Dalam konteks ini, transparansi digital menjadi senjata utama. Negara-negara seperti Estonia dan Korea Selatan berhasil memangkas korupsi karena menerapkan digital governance secara menyeluruh — setiap transaksi, tender, dan keputusan birokrasi tercatat dan bisa diaudit publik.
Jika Prabowo ingin menciptakan pemerintahan yang bersih, maka teknologi harus menjadi sekutu, bukan ancaman.
Namun pemberantasan korupsi tak akan cukup jika hanya diserahkan kepada KPK atau aparat hukum. Yang lebih penting adalah membangun budaya antikorupsi di seluruh lapisan masyarakat.
Pendidikan integritas harus dimulai sejak dini, karena bangsa yang terbiasa menormalisasi suap dan nepotisme tak akan pernah melahirkan generasi jujur.
Prabowo harus mampu menggandeng tokoh agama, intelektual, dan komunitas sipil untuk menanamkan nilai kejujuran sebagai dasar moral nasional.
Ia perlu menanamkan kesadaran bahwa nasionalisme sejati bukan sekadar mencintai bendera, tapi menolak mencuri dari negaranya sendiri.
Selain itu, Prabowo harus memahami bahwa keadilan ekonomi adalah kunci untuk mencegah kerusuhan sosial.
Ketimpangan yang terlalu lebar antara elite dan rakyat kecil adalah bahan bakar utama bagi amarah sosial.
Program redistribusi aset, penguatan koperasi, dan industrialisasi berbasis rakyat menjadi strategi penting agar kemakmuran tidak hanya dinikmati oleh segelintir konglomerat politik.
Jika rakyat merasa diabaikan, maka kemarahan mereka akan mencari jalan keluar — bisa lewat jalanan, bisa pula lewat kekerasan.
Dalam diplomasi internasional, Prabowo harus menunjukkan bahwa Indonesia bukan hanya negara besar secara geografis, tetapi juga secara moral.
Ia harus berani berkata bahwa Indonesia ingin menjadi contoh bagi dunia: negara yang berdaulat tapi bersih, kuat tapi adil. Karena korupsi bukan sekadar masalah domestik, tetapi juga soal reputasi bangsa di mata dunia.
Pakar tata kelola pemerintahan dari Inggris, Robert Klitgaard, pernah menulis dalam Controlling Corruption bahwa “korupsi tumbuh di mana kekuasaan besar bertemu dengan akuntabilitas yang lemah.”
Kalimat ini seharusnya menjadi mantra bagi Prabowo.

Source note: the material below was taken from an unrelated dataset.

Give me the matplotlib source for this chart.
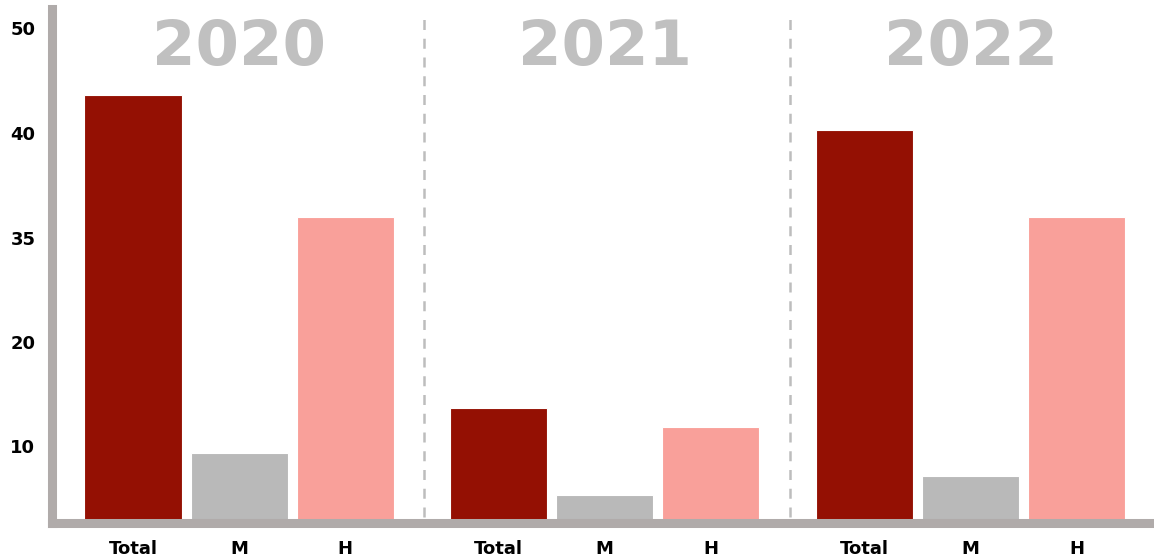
import matplotlib
matplotlib.use("Agg")
import matplotlib.pyplot as plt

# data (axis units, labels on the y axis are the original ones)
years = ["2020", "2021", "2022"]
categories = ["Total", "M", "H"]
total_vals = [41.0, 11.0, 37.6]
m_vals = [6.7, 2.7, 4.5]
h_vals = [29.3, 9.2, 29.3]
ytick_pos = [7.4, 17.3, 27.3, 37.3, 47.4]
ytick_labels = ["10", "20", "35", "40", "50"]

colors = ["#941003", "#b9b9b9", "#f9a09a"]
spine_color = "#b0abaa"
group_step = 3.45
bar_w = 0.915

plt.rcParams["font.family"] = ["DejaVu Sans"]

fig = plt.figure(figsize=(11.54, 5.6), dpi=100)
ax = fig.add_axes([52 / 1154, 37 / 560, 1 - 52 / 1154, 514 / 560])

series = [total_vals, m_vals, h_vals]
xticks, xlabels = [], []
for g, year in enumerate(years):
    base = g * group_step
    for i, cat in enumerate(categories):
        ax.bar(base + i, series[i][g], width=bar_w, color=colors[i],
               edgecolor="white", linewidth=0.8, zorder=2)
        xticks.append(base + i)
        xlabels.append(cat)
    ax.text(base + 1, 45.5, year, ha="center", va="center", fontsize=45,
            fontweight="bold", color="#c0c0c0", zorder=3)

# dashed separators between the years
for g in range(len(years) - 1):
    xs = (g * group_step + 2 + (g + 1) * group_step) / 2 + 0.02
    ax.plot([xs, xs], [0.6, 49.0], color="#bdbdbd", linewidth=1.8,
            linestyle=(0, (4, 3.5)), zorder=1)

ax.set_xlim(-0.764, 9.63)
ax.set_ylim(0, 49.2)

ax.set_yticks(ytick_pos)
ax.set_yticklabels(ytick_labels)
ax.set_xticks(xticks)
ax.set_xticklabels(xlabels)
ax.tick_params(axis="both", length=0, labelsize=13)
ax.tick_params(axis="y", pad=12)
ax.tick_params(axis="x", pad=12)
for lab in ax.get_xticklabels() + ax.get_yticklabels():
    lab.set_fontweight("bold")

for side in ["top", "right"]:
    ax.spines[side].set_visible(False)
for side in ["left", "bottom"]:
    ax.spines[side].set_color(spine_color)
    ax.spines[side].set_linewidth(6.5)
    ax.spines[side].set_zorder(4)

fig.savefig("out.png", dpi=100, facecolor="white")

Ia harus memastikan bahwa kekuasaan di bawahnya — dari menteri hingga kepala daerah — selalu diawasi dan bisa dimintai pertanggungjawaban.

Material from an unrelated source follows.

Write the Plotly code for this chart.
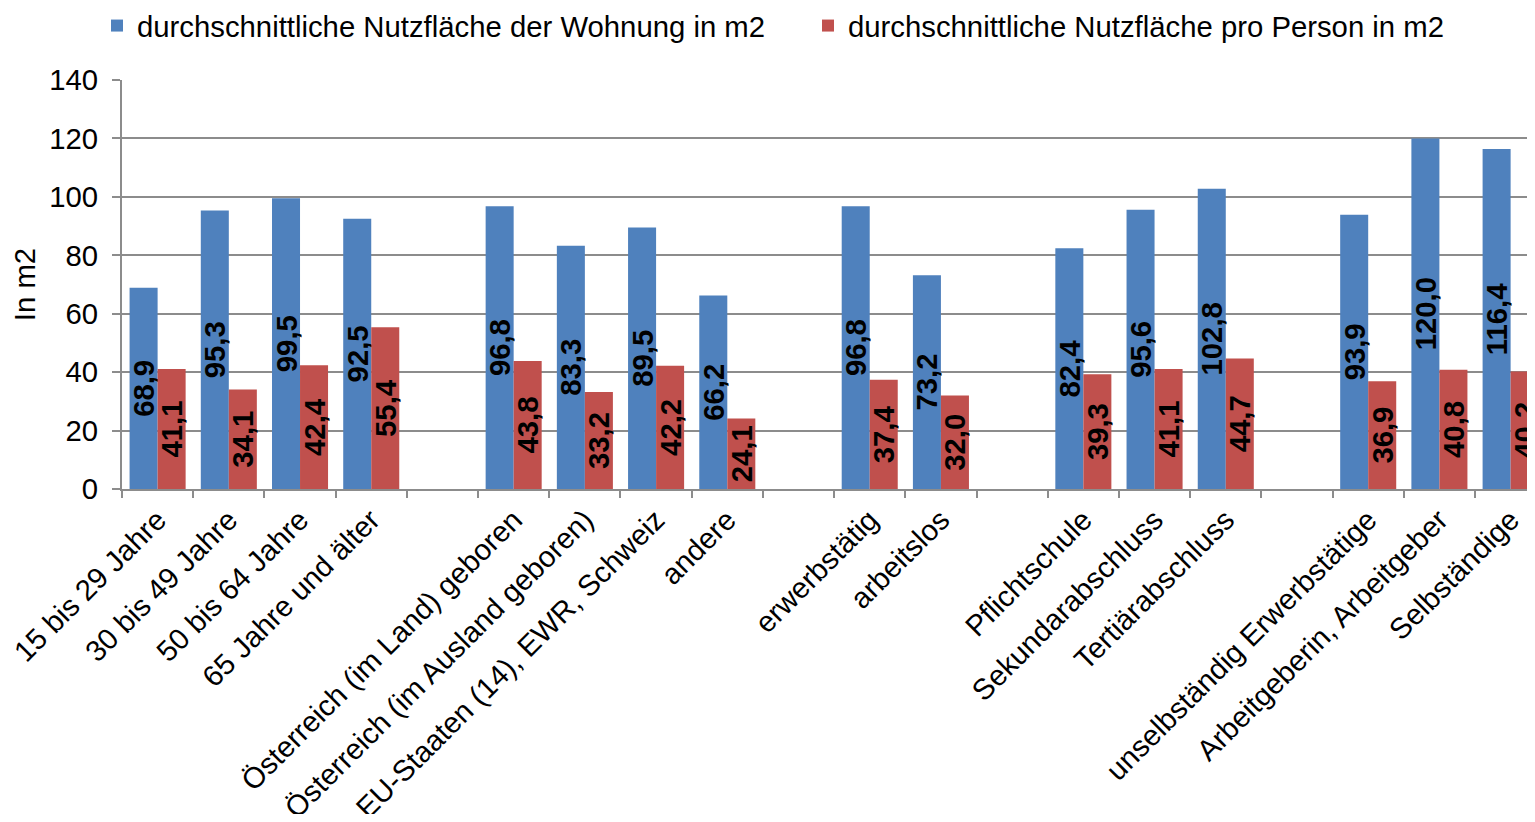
import plotly.graph_objects as go

# -- Data --------------------------------------------------------------------

# empty strings of different length keep the gaps between the groups
categories = [
    "15 bis 29 Jahre", "30 bis 49 Jahre", "50 bis 64 Jahre", "65 Jahre und älter",
    " ",
    "Österreich (im Land) geboren", "Österreich (im Ausland geboren)",
    "EU-Staaten (14), EWR, Schweiz", "andere",
    "  ",
    "erwerbstätig", "arbeitslos",
    "   ",
    "Pflichtschule", "Sekundarabschluss", "Tertiärabschluss",
    "    ",
    "unselbständig Erwerbstätige", "Arbeitgeberin, Arbeitgeber", "Selbständige",
]

flaeche_wohnung = [68.9, 95.3, 99.5, 92.5, None,
                   96.8, 83.3, 89.5, 66.2, None,
                   96.8, 73.2, None,
                   82.4, 95.6, 102.8, None,
                   93.9, 120.0, 116.4]

flaeche_person = [41.1, 34.1, 42.4, 55.4, None,
                  43.8, 33.2, 42.2, 24.1, None,
                  37.4, 32.0, None,
                  39.3, 41.1, 44.7, None,
                  36.9, 40.8, 40.2]

series_names = ["durchschnittliche Nutzfläche der Wohnung in m2",
                "durchschnittliche Nutzfläche pro Person in m2"]


def de_label(v):
    return "" if v is None else f"{v:.1f}".replace(".", ",")


# -- Figure ------------------------------------------------------------------

FONT = "Liberation Sans, Arial, sans-serif"
GRID = "#8c8c8c"
SIZE = 29.3

fig = go.Figure()
for name, vals, color in [(series_names[0], flaeche_wohnung, "#4F81BD"),
                          (series_names[1], flaeche_person, "#C0504D")]:
    fig.add_trace(go.Bar(
        x=categories, y=vals, name=name,
        marker=dict(color=color, line=dict(width=0)),
        text=[de_label(v) for v in vals],
        textposition="inside", insidetextanchor="middle",
        textangle=-90, constraintext="none",
        textfont=dict(family=FONT, size=SIZE, color="black", weight="bold"),
    ))

# the page body adds an 8px margin, so the figure is 16px smaller than the window
fig.update_layout(
    width=1519, height=806,
    margin=dict(l=114, r=0, t=72, b=325, autoexpand=False),
    barmode="group", bargap=0.213, bargroupgap=0,
    plot_bgcolor="white", paper_bgcolor="white",
    font=dict(family=FONT, size=SIZE, color="black"),
    legend=dict(
        orientation="h", x=-0.0178, xanchor="left", y=1.132, yanchor="middle",
        font=dict(size=SIZE), entrywidth=666, entrywidthmode="pixels",
        itemclick=False,
    ),
    showlegend=True,
)

fig.update_xaxes(
    type="category", range=[-0.5, 19.23], automargin=False,
    tickangle=-45, tickson="boundaries",
    ticks="outside", ticklen=7, tickcolor=GRID, tickwidth=2,
    showline=True, linecolor=GRID, linewidth=2,
    showgrid=False, tickfont=dict(size=SIZE),
)
fig.update_yaxes(
    range=[0, 140], dtick=20, automargin=False,
    ticks="outside", ticklen=8, tickcolor=GRID, tickwidth=2,
    ticklabelstandoff=8,
    showline=True, linecolor=GRID, linewidth=2,
    showgrid=True, gridcolor=GRID, gridwidth=2, zeroline=False,
    title=dict(text="In m2", font=dict(size=SIZE), standoff=6),
    tickfont=dict(size=SIZE),
)

fig.write_html("out.html")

Dalam hal ini, memperkuat lembaga pengawasan independen dan membuka ruang bagi media serta masyarakat sipil untuk melakukan kontrol adalah langkah yang tidak bisa ditawar. Pemerintahan yang tertutup adalah ladang subur bagi penyimpangan.
Namun perang melawan korupsi dan ketidakadilan bukan hanya soal kebijakan, melainkan juga soal keteladanan.
Prabowo harus menjadi contoh moral bagi pejabatnya. Ia harus berani hidup sederhana, menolak gratifikasi, dan menampilkan diri sebagai pemimpin yang mengutamakan kepentingan bangsa di atas gengsi pribadi.
Sejarah menunjukkan bahwa revolusi moral dalam pemerintahan selalu dimulai dari teladan seorang pemimpin.
Ketika rakyat melihat presidennya bersih, mereka akan kembali percaya bahwa negara ini masih punya harapan.
Indonesia tidak butuh pemimpin yang hanya pandai berpidato, tapi pemimpin yang mampu membersihkan selokan kekuasaan tanpa takut kehilangan popularitas.
Jika Prabowo benar-benar ingin meninggalkan warisan besar, maka inilah saatnya: memotong rantai korupsi, menghapus ketidakadilan, dan menulis babak baru bagi Indonesia — sebuah republik yang tidak hanya besar dalam jumlah penduduk, tapi juga besar dalam integritas dan keadilan.
Dan jika ia berhasil, mungkin untuk pertama kalinya dalam sejarah modern Indonesia, rakyat bisa berkata dengan bangga: negara ini akhirnya dipimpin oleh seorang presiden yang tidak hanya kuat dalam wibawa, tapi juga bersih dalam nurani.